I love this filmed interview with Philip Quast. He’s the actor celebrated for his definitive performance as Javert in Les Miserables. Like many actors his wisdom is valuable for facilitators: we are also dealing with the challenges of performing – and helping others to perform together.
Quast likes the rehearsals more than the finished show: “The rehearsal room is everything to me, it’s problem solving, it’s teamwork – like working on a farm where you work together as a team to make something grow.”
His approach to rehearsing a new play is to study the play but not to learn his lines. He argues that learning your lines before meeting the other actors is a mistake: you develop a preconceived idea of your performance instead of creating something fresh in response to your fellow cast members. As facilitators, this kind of aliveness is essential to helping groups to be creative. It’s all too easy to make detailed plans which risk cutting us off from what’s really happening in the room.

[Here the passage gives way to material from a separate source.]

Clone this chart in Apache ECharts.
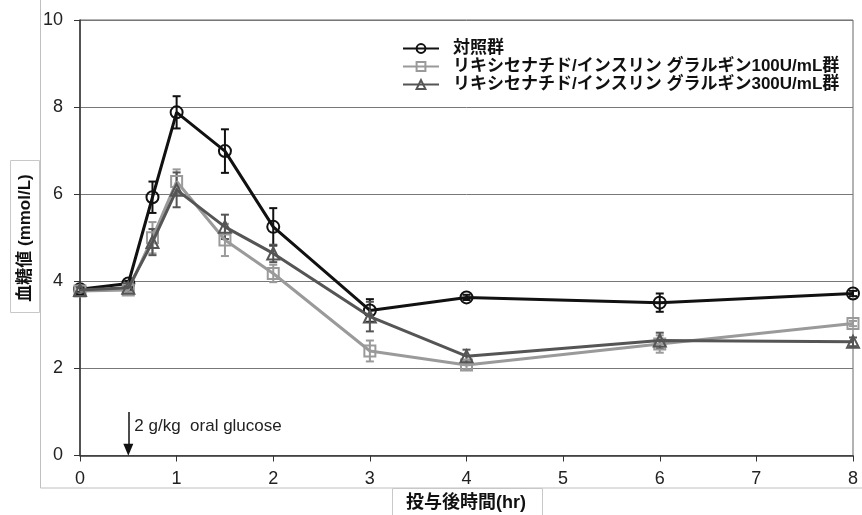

Coaching and facilitation: creating a rehearsal space
If we think our work has to result in a definitive performance we put everyone under pressure which stifles creativity. What if we see ourselves and those we work with as being in a rehearsal space? This can reduce performance anxiety. It encourages flexibility, a willingness to change course easily and to be affected by each other.
One of my favourite practices in training is to get pairs to lead an activity – but give them little or no time to prepare, inviting them to work together without agreeing “who says what”. They often give a highly engaging performance. In the feedback afterwards they talk about all the things that they thought were messy because they weren’t scripted. These usually turn out to be the best parts from the point of view of everyone watching.
Being ourselves
Quast believes that great performers are truly themselves, not imitating others. And the key to performance is relentless curiosity about everything. In coaching, I invite people to experiment with being different versions of themselves . And being curious about what happens is often a better response than worrying whether it’s right or wrong.
Quast agrees with Samuel Beckett that “habit is a great deadener.” You have to work against habit. Groups can tell when a facilitator is doing something by rote and when they are truly responding to what is happening in the room. By not being stuck in habit, you remind everyone that creativity is possible now, in the moment.